• [Direction]
Nothing outside the range is to be copied. From the entries below, reproduce exactly the lines starting at the one with "What D3.js code" and ending at the one with "const yMinor = [10000, 30000, 50000, 70000];", without pictures.

• [Given records]
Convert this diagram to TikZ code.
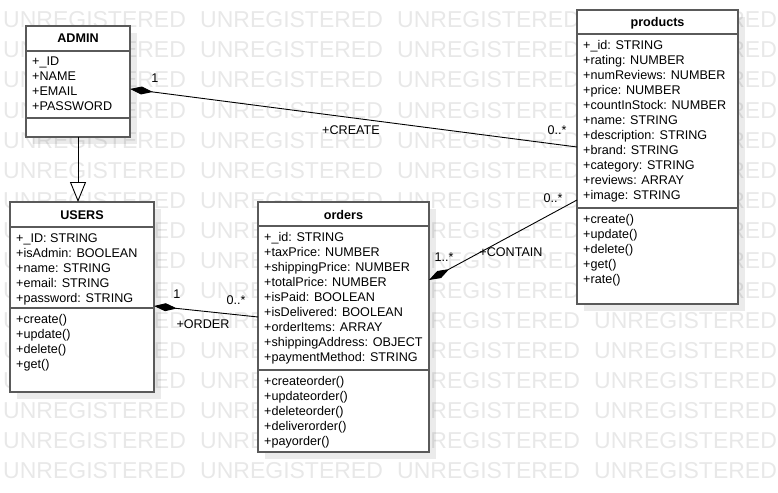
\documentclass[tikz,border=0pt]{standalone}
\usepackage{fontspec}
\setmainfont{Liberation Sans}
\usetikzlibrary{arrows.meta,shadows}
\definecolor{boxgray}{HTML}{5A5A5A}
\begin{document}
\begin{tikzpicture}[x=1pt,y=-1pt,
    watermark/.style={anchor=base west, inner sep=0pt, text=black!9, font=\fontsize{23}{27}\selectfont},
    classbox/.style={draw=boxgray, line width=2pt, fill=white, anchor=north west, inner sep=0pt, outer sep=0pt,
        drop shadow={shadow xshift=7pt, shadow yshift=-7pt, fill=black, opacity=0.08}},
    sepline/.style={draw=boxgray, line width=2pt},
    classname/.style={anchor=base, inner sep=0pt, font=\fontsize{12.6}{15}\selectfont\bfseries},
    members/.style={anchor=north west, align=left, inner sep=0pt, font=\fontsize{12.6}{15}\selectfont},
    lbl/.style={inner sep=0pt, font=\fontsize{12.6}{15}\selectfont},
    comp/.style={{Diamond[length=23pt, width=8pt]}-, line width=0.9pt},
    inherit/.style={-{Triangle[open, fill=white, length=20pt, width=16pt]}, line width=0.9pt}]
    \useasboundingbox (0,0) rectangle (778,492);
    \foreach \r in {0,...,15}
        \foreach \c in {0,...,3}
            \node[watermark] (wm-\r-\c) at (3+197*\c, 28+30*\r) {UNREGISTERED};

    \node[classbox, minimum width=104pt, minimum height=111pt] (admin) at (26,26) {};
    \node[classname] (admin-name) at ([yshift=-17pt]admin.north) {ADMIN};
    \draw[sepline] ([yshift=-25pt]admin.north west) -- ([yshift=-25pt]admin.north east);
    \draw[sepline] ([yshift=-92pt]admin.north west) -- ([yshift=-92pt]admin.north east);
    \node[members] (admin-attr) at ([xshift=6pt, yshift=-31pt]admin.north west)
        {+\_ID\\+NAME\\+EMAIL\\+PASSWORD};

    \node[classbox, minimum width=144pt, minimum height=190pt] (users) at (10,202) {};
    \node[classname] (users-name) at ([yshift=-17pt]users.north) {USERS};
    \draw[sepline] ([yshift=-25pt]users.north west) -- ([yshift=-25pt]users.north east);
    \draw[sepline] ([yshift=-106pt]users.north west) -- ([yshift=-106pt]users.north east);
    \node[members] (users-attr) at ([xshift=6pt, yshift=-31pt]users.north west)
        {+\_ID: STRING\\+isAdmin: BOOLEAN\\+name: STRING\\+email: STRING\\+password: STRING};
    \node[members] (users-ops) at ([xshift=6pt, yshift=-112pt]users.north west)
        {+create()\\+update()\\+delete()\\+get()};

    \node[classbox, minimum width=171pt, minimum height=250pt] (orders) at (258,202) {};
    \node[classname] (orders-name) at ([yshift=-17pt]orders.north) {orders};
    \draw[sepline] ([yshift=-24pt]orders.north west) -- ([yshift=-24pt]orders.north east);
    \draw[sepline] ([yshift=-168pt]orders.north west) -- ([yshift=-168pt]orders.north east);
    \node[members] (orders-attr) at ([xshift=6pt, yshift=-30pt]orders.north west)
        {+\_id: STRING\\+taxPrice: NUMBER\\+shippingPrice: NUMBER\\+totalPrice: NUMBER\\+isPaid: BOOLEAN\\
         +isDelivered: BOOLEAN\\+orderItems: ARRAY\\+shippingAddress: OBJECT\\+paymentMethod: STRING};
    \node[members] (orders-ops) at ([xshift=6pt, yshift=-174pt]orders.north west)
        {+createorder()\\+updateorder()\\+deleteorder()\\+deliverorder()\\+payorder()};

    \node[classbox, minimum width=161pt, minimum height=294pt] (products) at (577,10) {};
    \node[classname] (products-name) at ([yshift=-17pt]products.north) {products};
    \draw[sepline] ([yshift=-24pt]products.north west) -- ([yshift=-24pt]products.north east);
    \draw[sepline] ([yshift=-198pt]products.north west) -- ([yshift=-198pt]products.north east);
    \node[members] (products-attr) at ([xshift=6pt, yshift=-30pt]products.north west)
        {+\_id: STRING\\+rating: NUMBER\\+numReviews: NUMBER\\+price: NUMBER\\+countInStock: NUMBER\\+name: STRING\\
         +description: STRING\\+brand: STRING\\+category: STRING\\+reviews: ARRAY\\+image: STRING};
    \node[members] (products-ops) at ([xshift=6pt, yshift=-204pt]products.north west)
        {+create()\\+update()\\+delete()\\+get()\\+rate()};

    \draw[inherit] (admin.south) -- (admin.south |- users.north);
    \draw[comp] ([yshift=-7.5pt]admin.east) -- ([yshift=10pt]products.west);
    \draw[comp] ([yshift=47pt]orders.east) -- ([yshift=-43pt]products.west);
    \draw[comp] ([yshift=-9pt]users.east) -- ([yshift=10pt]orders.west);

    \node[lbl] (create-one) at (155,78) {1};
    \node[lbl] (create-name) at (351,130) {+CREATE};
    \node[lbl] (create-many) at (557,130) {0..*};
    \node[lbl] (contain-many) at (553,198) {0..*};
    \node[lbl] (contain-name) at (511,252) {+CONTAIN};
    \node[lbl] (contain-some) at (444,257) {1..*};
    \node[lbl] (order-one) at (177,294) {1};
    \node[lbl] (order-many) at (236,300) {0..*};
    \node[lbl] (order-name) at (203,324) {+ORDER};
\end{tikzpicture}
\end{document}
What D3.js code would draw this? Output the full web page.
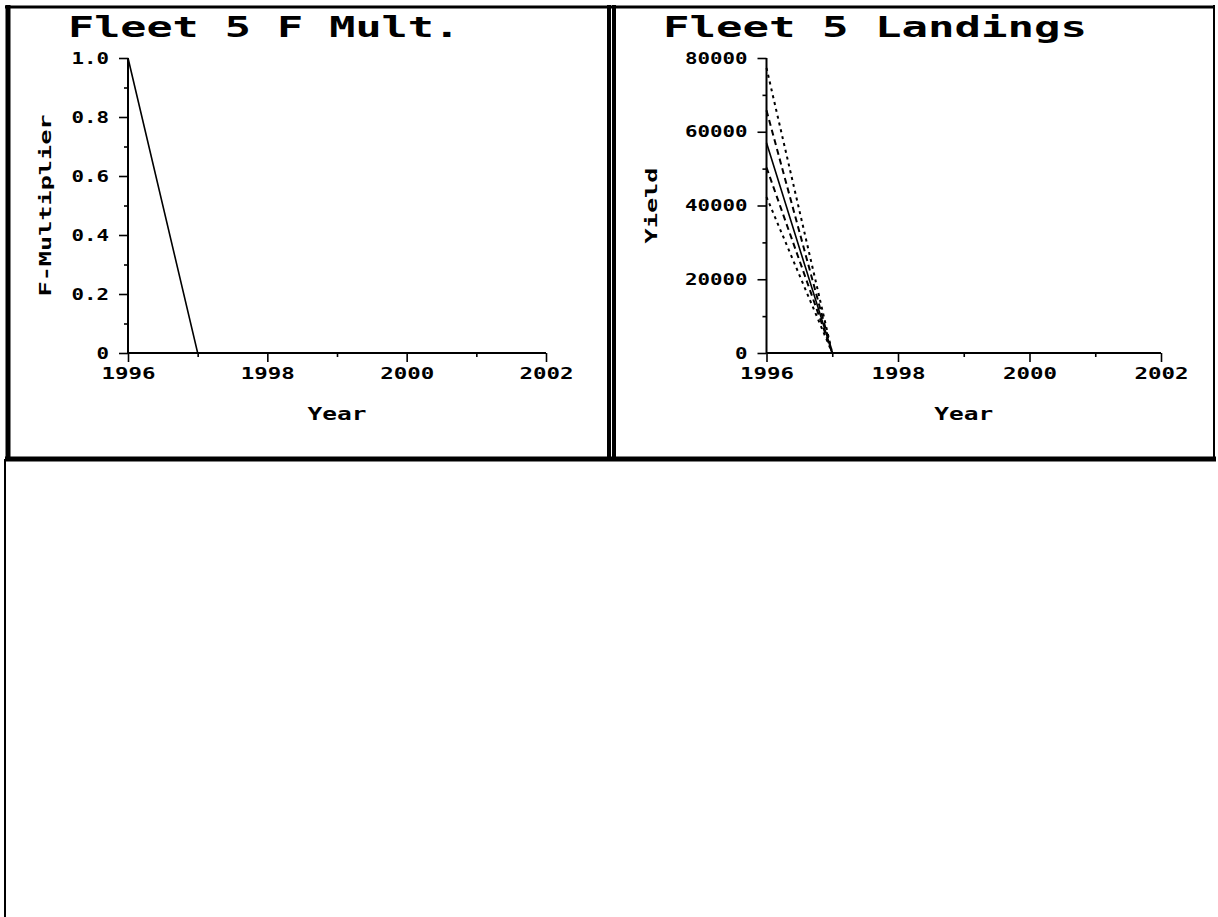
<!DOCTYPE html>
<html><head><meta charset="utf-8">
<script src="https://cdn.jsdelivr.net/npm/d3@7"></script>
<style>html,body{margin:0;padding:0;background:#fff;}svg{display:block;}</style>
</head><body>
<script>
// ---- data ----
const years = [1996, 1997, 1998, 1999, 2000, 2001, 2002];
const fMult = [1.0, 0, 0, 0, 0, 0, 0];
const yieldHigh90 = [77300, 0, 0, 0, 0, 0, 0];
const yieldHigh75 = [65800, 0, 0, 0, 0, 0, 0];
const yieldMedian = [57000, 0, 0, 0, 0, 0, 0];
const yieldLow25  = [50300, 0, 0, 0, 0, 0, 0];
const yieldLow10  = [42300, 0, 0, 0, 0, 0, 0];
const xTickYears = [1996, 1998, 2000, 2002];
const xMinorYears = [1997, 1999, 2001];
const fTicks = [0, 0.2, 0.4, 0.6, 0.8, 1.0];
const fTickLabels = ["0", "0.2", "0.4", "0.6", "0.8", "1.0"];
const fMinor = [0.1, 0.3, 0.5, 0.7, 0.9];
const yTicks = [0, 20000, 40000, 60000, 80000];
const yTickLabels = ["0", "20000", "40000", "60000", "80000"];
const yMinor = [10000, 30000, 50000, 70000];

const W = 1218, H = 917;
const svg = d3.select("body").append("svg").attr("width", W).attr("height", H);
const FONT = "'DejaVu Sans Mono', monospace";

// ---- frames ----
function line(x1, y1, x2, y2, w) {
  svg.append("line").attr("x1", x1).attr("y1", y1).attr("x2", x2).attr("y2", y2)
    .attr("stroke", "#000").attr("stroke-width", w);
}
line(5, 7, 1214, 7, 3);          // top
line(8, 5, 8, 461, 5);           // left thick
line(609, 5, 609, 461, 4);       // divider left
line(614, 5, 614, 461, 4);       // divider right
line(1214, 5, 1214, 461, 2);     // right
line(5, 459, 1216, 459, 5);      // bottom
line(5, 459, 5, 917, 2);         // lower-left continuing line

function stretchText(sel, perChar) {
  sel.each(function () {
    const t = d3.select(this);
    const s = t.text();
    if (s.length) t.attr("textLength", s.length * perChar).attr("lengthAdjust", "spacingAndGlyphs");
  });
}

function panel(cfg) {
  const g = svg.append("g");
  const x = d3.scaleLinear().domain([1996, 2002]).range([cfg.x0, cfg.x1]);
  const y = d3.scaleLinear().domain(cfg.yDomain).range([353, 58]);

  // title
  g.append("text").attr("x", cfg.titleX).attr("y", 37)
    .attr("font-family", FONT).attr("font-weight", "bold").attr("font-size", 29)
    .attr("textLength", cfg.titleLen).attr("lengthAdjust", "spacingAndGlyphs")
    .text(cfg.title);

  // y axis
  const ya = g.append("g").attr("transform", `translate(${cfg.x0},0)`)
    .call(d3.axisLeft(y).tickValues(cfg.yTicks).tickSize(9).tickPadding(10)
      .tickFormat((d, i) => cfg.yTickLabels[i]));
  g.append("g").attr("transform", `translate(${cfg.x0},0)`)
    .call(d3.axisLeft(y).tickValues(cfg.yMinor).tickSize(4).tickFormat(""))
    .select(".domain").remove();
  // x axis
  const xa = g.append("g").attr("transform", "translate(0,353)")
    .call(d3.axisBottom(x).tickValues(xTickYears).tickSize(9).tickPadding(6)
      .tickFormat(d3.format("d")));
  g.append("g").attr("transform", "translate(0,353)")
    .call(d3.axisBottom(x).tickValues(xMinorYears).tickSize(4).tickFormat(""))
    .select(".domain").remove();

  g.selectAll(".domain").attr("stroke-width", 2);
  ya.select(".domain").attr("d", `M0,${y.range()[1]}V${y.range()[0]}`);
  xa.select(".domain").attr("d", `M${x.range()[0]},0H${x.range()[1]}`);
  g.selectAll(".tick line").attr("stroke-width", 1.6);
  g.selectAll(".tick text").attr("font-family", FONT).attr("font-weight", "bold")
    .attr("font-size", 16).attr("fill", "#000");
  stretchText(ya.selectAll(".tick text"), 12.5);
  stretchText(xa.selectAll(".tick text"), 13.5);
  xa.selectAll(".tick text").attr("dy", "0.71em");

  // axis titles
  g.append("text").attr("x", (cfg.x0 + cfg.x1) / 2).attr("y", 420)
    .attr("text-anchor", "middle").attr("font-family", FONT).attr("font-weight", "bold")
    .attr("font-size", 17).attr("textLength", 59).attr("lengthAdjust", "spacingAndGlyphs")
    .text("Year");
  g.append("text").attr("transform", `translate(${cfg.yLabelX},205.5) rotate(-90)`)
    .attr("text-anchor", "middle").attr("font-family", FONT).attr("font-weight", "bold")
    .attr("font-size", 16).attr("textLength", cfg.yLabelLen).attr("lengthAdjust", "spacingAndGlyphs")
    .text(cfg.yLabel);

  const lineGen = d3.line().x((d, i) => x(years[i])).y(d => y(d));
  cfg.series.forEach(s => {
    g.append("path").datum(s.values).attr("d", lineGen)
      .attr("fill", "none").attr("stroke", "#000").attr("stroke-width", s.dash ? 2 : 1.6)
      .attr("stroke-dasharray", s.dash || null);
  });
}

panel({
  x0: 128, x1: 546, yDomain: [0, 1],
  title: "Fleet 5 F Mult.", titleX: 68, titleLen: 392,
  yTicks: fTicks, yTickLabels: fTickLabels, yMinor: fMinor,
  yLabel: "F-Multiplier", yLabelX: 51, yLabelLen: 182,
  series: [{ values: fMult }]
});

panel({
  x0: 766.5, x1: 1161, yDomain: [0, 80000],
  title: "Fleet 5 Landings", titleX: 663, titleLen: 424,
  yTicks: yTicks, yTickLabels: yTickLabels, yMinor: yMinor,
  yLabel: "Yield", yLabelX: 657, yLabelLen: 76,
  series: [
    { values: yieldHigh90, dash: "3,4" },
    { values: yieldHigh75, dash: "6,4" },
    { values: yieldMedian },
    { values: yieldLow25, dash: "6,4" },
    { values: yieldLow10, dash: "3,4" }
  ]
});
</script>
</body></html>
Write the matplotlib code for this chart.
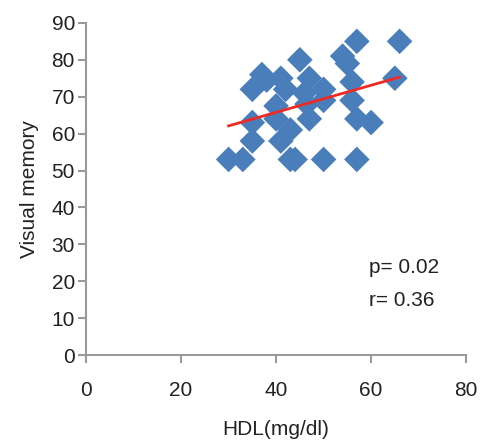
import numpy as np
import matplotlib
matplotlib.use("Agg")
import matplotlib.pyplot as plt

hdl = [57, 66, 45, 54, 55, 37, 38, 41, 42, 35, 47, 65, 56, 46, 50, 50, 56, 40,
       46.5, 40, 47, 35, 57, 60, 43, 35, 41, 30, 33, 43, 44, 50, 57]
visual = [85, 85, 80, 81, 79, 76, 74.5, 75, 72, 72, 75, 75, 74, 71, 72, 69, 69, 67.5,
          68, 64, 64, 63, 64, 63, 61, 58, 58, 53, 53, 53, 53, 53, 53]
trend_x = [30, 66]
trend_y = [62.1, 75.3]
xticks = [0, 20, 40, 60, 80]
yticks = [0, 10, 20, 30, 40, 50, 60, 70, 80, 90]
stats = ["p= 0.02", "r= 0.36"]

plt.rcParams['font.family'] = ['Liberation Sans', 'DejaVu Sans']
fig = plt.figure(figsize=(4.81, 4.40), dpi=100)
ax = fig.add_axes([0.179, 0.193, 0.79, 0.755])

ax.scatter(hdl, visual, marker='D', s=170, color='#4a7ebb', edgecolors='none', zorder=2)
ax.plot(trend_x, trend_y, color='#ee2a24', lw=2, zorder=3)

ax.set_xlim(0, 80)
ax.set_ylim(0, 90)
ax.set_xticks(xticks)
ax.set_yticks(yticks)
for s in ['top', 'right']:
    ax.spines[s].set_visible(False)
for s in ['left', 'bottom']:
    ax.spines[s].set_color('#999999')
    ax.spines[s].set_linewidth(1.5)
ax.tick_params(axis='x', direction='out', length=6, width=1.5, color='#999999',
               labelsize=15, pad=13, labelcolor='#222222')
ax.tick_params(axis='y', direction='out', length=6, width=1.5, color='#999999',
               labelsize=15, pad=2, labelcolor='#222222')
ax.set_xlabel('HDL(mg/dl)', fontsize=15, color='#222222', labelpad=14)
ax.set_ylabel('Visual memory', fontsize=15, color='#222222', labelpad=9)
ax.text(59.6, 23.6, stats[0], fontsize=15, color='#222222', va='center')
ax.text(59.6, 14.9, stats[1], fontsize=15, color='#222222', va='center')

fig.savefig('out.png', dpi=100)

• [Exercise solution]
What D3.js code would draw this? Output the full web page.
<!DOCTYPE html>
<html><head><meta charset="utf-8">
<script src="https://cdn.jsdelivr.net/npm/d3@7"></script>
<style>html,body{margin:0;padding:0;background:#fff;}svg{display:block;}</style>
</head><body>
<script>
// ---- data ----
const years = [1996, 1997, 1998, 1999, 2000, 2001, 2002];
const fMult = [1.0, 0, 0, 0, 0, 0, 0];
const yieldHigh90 = [77300, 0, 0, 0, 0, 0, 0];
const yieldHigh75 = [65800, 0, 0, 0, 0, 0, 0];
const yieldMedian = [57000, 0, 0, 0, 0, 0, 0];
const yieldLow25  = [50300, 0, 0, 0, 0, 0, 0];
const yieldLow10  = [42300, 0, 0, 0, 0, 0, 0];
const xTickYears = [1996, 1998, 2000, 2002];
const xMinorYears = [1997, 1999, 2001];
const fTicks = [0, 0.2, 0.4, 0.6, 0.8, 1.0];
const fTickLabels = ["0", "0.2", "0.4", "0.6", "0.8", "1.0"];
const fMinor = [0.1, 0.3, 0.5, 0.7, 0.9];
const yTicks = [0, 20000, 40000, 60000, 80000];
const yTickLabels = ["0", "20000", "40000", "60000", "80000"];
const yMinor = [10000, 30000, 50000, 70000];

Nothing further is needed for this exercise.